■ Problem to work on:
Exactly the lines from the start of the data below through the line that contains "Arial, Helvetica, sans-serif';" are to be copied, with pictures left out.

+ + +

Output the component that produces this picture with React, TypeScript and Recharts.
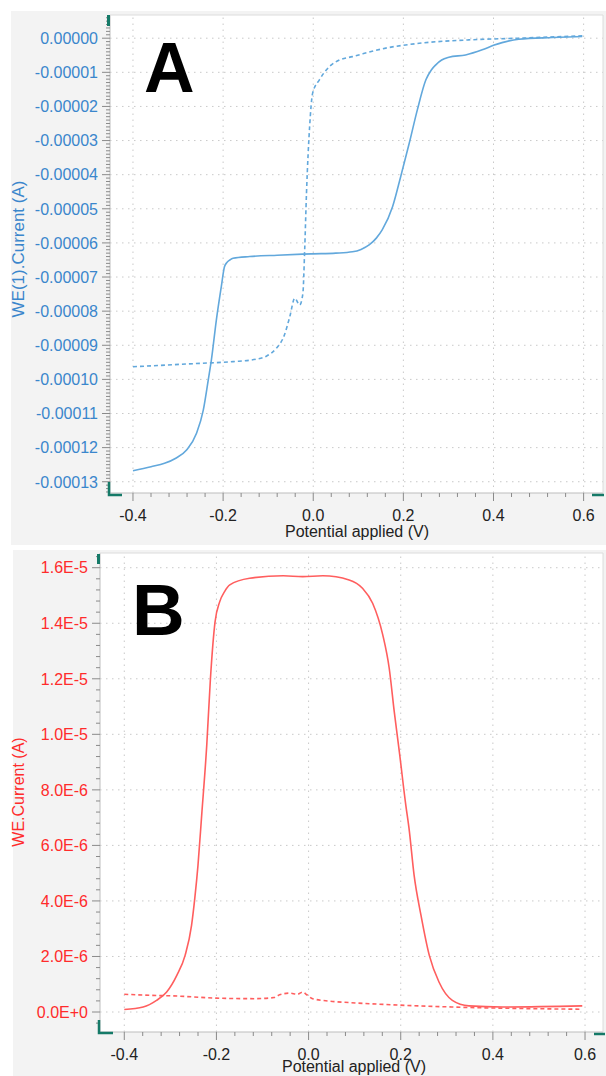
import React from 'react';
import { LineChart, Line, XAxis, YAxis, ReferenceLine, CartesianGrid } from 'recharts';

const FONT = '"Liberation Sans", Arial, Helvetica, sans-serif';

// ---------- Panel A (current in µA) ----------
const aSolidV = [-0.4, -0.36, -0.33, -0.305, -0.281, -0.259, -0.244, -0.233, -0.226, -0.215, -0.204, -0.197, -0.192, -0.185, -0.178, -0.141, -0.08, -0.0235, 0.0, 0.05, 0.087, 0.106, 0.124, 0.14, 0.153, 0.176, 0.194, 0.213, 0.231, 0.25, 0.262, 0.272, 0.285, 0.301, 0.338, 0.375, 0.4, 0.419, 0.456, 0.53, 0.597];
const aSolidI = [-126.8, -125.6, -124.6, -123.1, -120.7, -115.8, -109.0, -100.2, -94.3, -82.6, -72.8, -67.0, -65.8, -65.0, -64.5, -64.0, -63.6, -63.3, -63.2, -63.0, -62.6, -61.9, -60.6, -58.6, -56.2, -49.4, -40.6, -30.8, -21.0, -12.2, -9.3, -7.8, -6.4, -5.6, -4.9, -3.4, -2.1, -1.3, -0.3, 0.2, 0.5];
const aDashV = [-0.4, -0.326, -0.252, -0.178, -0.127, -0.104, -0.082, -0.064, -0.052, -0.041, -0.03, -0.023, -0.019, -0.015, -0.008, -0.0013, 0.0137, 0.036, 0.058, 0.087, 0.161, 0.235, 0.345, 0.456, 0.597];
const aDashI = [-96.3, -95.8, -95.3, -94.8, -94.1, -93.2, -90.9, -87.0, -81.6, -76.2, -78.2, -74.8, -62.1, -45.5, -25.9, -16.1, -12.2, -8.3, -6.4, -5.4, -2.9, -1.5, -0.5, 0.0, 0.7];

const aXMajor = [-0.4, -0.2, 0, 0.2, 0.4, 0.6];
const aXLabels = ['-0.4', '-0.2', '0.0', '0.2', '0.4', '0.6'];
const aXMinor = [-0.36, -0.32, -0.28, -0.24, -0.16, -0.12, -0.08, -0.04, 0.04, 0.08, 0.12, 0.16, 0.24, 0.28, 0.32, 0.36, 0.44, 0.48, 0.52, 0.56];
const aYMajor = [0, -10, -20, -30, -40, -50, -60, -70, -80, -90, -100, -110, -120, -130];
const aYLabels = ['0.00000', '-0.00001', '-0.00002', '-0.00003', '-0.00004', '-0.00005', '-0.00006', '-0.00007', '-0.00008', '-0.00009', '-0.00010', '-0.00011', '-0.00012', '-0.00013'];
const aYMinor = Array.from({ length: 140 }, (_, k) => 6 - k).filter((v) => v % 10 !== 0);

// ---------- Panel B (current in µA) ----------
const bSolidV = [-0.4, -0.359, -0.33, -0.308, -0.286, -0.268, -0.254, -0.247, -0.24, -0.232, -0.221, -0.213, -0.203, -0.193, -0.182, -0.171, -0.128, -0.055, -0.013, 0.031, 0.088, 0.117, 0.139, 0.161, 0.175, 0.186, 0.197, 0.211, 0.218, 0.229, 0.244, 0.262, 0.283, 0.312, 0.348, 0.421, 0.594];
const bSolidI = [0.09, 0.18, 0.42, 0.72, 1.32, 2.04, 3.12, 4.09, 5.29, 7.09, 9.61, 12.01, 14.05, 14.77, 15.15, 15.38, 15.62, 15.71, 15.68, 15.71, 15.56, 15.26, 14.72, 13.58, 12.38, 10.81, 9.37, 7.45, 6.61, 4.93, 3.48, 2.04, 1.08, 0.42, 0.22, 0.18, 0.22];
const bDashV = [-0.4, -0.344, -0.294, -0.2, -0.117, -0.075, -0.063, -0.041, -0.024, -0.013, -0.004, 0.009, 0.046, 0.089, 0.168, 0.312, 0.594];
const bDashI = [0.64, 0.6, 0.58, 0.5, 0.48, 0.52, 0.62, 0.68, 0.64, 0.72, 0.62, 0.48, 0.39, 0.34, 0.27, 0.18, 0.1];

const bXMajor = [-0.4, -0.2, 0, 0.2, 0.4, 0.6];
const bXLabels = ['-0.4', '-0.2', '0.0', '0.2', '0.4', '0.6'];
const bXMinor = aXMinor;
const bYMajor = [0, 2, 4, 6, 8, 10, 12, 14, 16];
const bYLabels = ['0.0E+0', '2.0E-6', '4.0E-6', '6.0E-6', '8.0E-6', '1.0E-5', '1.2E-5', '1.4E-5', '1.6E-5'];
const bYMinor = Array.from({ length: 43 }, (_, k) => Math.round((-0.4 + k * 0.4) * 10) / 10).filter((v) => Math.abs(v / 2 - Math.round(v / 2)) > 1e-6);

const toPts = (v: number[], i: number[]) => v.map((x, k) => ({ v: x, i: i[k] }));
const aSolid = toPts(aSolidV, aSolidI);
const aDash = toPts(aDashV, aDashI);
const bSolid = toPts(bSolidV, bSolidI);
const bDash = toPts(bDashV, bDashI);

const findIdx = (arr: number[], v: number) => arr.findIndex((m) => Math.abs(m - v) < 1e-6);

const makeXTick = (major: number[], labels: string[], dy: number) => (props: any) => {
  const { x, y, payload } = props;
  const idx = findIdx(major, payload.value);
  const isMajor = idx >= 0;
  return (
    <g>
      <line x1={x} x2={x} y1={y} y2={y + (isMajor ? 8 : 4)} stroke="#8a8a8a" strokeWidth={1} />
      {isMajor && (
        <text x={x} y={y + dy} textAnchor="middle" fill="#222" fontSize={16} fontFamily={FONT}>
          {labels[idx]}
        </text>
      )}
    </g>
  );
};

const makeYTick = (major: number[], labels: string[], color: string) => (props: any) => {
  const { x, y, payload } = props;
  const idx = findIdx(major, payload.value);
  const isMajor = idx >= 0;
  return (
    <g>
      <line x1={x - (isMajor ? 8 : 4)} x2={x} y1={y} y2={y} stroke="#8a8a8a" strokeWidth={1} />
      {isMajor && (
        <text x={x - 12} y={y} dy="0.36em" textAnchor="end" fill={color} fontSize={16} fontFamily={FONT}>
          {labels[idx]}
        </text>
      )}
    </g>
  );
};

const GRID = '#c9c9c9';
const BLUE_TXT = '#3a86cc';
const BLUE_LINE = '#62a8dc';
const RED_TXT = '#ff2b2b';
const RED_LINE = '#ff5e5e';
const TEAL = '#157a68';

export default function App() {
  return (
    <div style={{ position: 'absolute', left: 0, top: 0, width: 606, height: 1076, background: '#fff', overflow: 'hidden', fontFamily: FONT }}>
      {/* Panel A */}
      <div style={{ position: 'absolute', left: 11, top: 11, width: 595, height: 534, background: '#f3f3f3' }}>
        <LineChart width={595} height={534} margin={{ top: 4, right: 3, bottom: 0, left: 0 }}>
          <CartesianGrid fill="#fff" horizontal={false} vertical={false} />
          <XAxis
            type="number"
            dataKey="v"
            domain={[-0.451, 0.643]}
            allowDataOverflow
            ticks={[...aXMajor, ...aXMinor]}
            interval={0}
            tickSize={0}
            tickMargin={0}
            tickLine={false}
            axisLine={{ stroke: '#bdbdbd' }}
            tick={makeXTick(aXMajor, aXLabels, 28)}
            height={52}
          />
          <YAxis
            type="number"
            dataKey="i"
            domain={[-133.3, 6.8]}
            allowDataOverflow
            ticks={[...aYMajor, ...aYMinor]}
            interval={0}
            tickSize={0}
            tickMargin={0}
            tickLine={false}
            axisLine={{ stroke: '#bdbdbd' }}
            tick={makeYTick(aYMajor, aYLabels, BLUE_TXT)}
            width={99}
          />
          {aXMajor.map((v) => (
            <ReferenceLine key={'ax' + v} x={v} stroke={GRID} strokeDasharray="1.5 4.5" />
          ))}
          {aYMajor.map((v) => (
            <ReferenceLine key={'ay' + v} y={v} stroke={GRID} strokeDasharray="1.5 4.5" />
          ))}
          <Line data={aSolid} dataKey="i" type="monotone" stroke={BLUE_LINE} strokeWidth={1.6} dot={false} isAnimationActive={false} />
          <Line data={aDash} dataKey="i" type="monotone" stroke={BLUE_LINE} strokeWidth={1.6} strokeDasharray="4 3" dot={false} isAnimationActive={false} />
        </LineChart>
      </div>

      {/* Panel B */}
      <div style={{ position: 'absolute', left: 13, top: 550, width: 593, height: 526, background: '#f3f3f3' }}>
        <LineChart width={593} height={526} margin={{ top: 3, right: 3, bottom: 0, left: 0 }}>
          <CartesianGrid fill="#fff" horizontal={false} vertical={false} />
          <XAxis
            type="number"
            dataKey="v"
            domain={[-0.4527, 0.639]}
            allowDataOverflow
            ticks={[...bXMajor, ...bXMinor]}
            interval={0}
            tickSize={0}
            tickMargin={0}
            tickLine={false}
            axisLine={{ stroke: '#bdbdbd' }}
            tick={makeXTick(bXMajor, bXLabels, 28)}
            height={44}
          />
          <YAxis
            type="number"
            dataKey="i"
            domain={[-0.72, 16.53]}
            allowDataOverflow
            ticks={[...bYMajor, ...bYMinor]}
            interval={0}
            tickSize={0}
            tickMargin={0}
            tickLine={false}
            axisLine={{ stroke: '#bdbdbd' }}
            tick={makeYTick(bYMajor, bYLabels, RED_TXT)}
            width={87}
          />
          {bXMajor.map((v) => (
            <ReferenceLine key={'bx' + v} x={v} stroke={GRID} strokeDasharray="1.5 4.5" />
          ))}
          {bYMajor.map((v) => (
            <ReferenceLine key={'by' + v} y={v} stroke={GRID} strokeDasharray="1.5 4.5" />
          ))}
          <Line data={bSolid} dataKey="i" type="monotone" stroke={RED_LINE} strokeWidth={1.6} dot={false} isAnimationActive={false} />
          <Line data={bDash} dataKey="i" type="monotone" stroke={RED_LINE} strokeWidth={1.6} strokeDasharray="4 3" dot={false} isAnimationActive={false} />
        </LineChart>
      </div>

      {/* Decorations & labels */}
      <svg width={606} height={1076} style={{ position: 'absolute', left: 0, top: 0, pointerEvents: 'none' }}>
        <line x1={110} x2={603} y1={15} y2={15} stroke="#dcdcdc" />
        <line x1={603} x2={603} y1={15} y2={493} stroke="#dcdcdc" />
        <line x1={100} x2={603} y1={553} y2={553} stroke="#dcdcdc" />
        <line x1={603} x2={603} y1={553} y2={1032} stroke="#dcdcdc" />

        <text x={144} y={92} fontSize={70} fontWeight="bold" fontFamily={FONT} fill="#000">A</text>
        <text x={132} y={635} fontSize={73} fontWeight="bold" fontFamily={FONT} fill="#000">B</text>

        <text x={357} y={537} textAnchor="middle" fontSize={16} fontFamily={FONT} fill="#222">Potential applied (V)</text>
        <text x={354} y={1072} textAnchor="middle" fontSize={16} fontFamily={FONT} fill="#222">Potential applied (V)</text>

        <text transform="translate(24,249) rotate(-90)" textAnchor="middle" fontSize={17} fontFamily={FONT} fill={BLUE_TXT}>WE(1).Current (A)</text>
        <text transform="translate(24,792) rotate(-90)" textAnchor="middle" fontSize={16} fontFamily={FONT} fill={RED_TXT}>WE.Current (A)</text>

        <rect x={107} y={15} width={3} height={11} fill={TEAL} />
        <path d="M109 482 V495 H122" stroke={TEAL} strokeWidth={2.5} fill="none" />
        <line x1={592} x2={604} y1={495} y2={495} stroke={TEAL} strokeWidth={2.5} />
        <rect x={97} y={554} width={3} height={10} fill={TEAL} />
        <path d="M99 1020 V1033 H113" stroke={TEAL} strokeWidth={2.5} fill="none" />
        <line x1={594} x2={605} y1={1034} y2={1034} stroke={TEAL} strokeWidth={2.5} />
      </svg>
    </div>
  );
}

+ + +

■ Worked answer:
Output the component that produces this picture with React, TypeScript and Recharts.
import React from 'react';
import { LineChart, Line, XAxis, YAxis, ReferenceLine, CartesianGrid } from 'recharts';

const FONT = '"Liberation Sans", Arial, Helvetica, sans-serif';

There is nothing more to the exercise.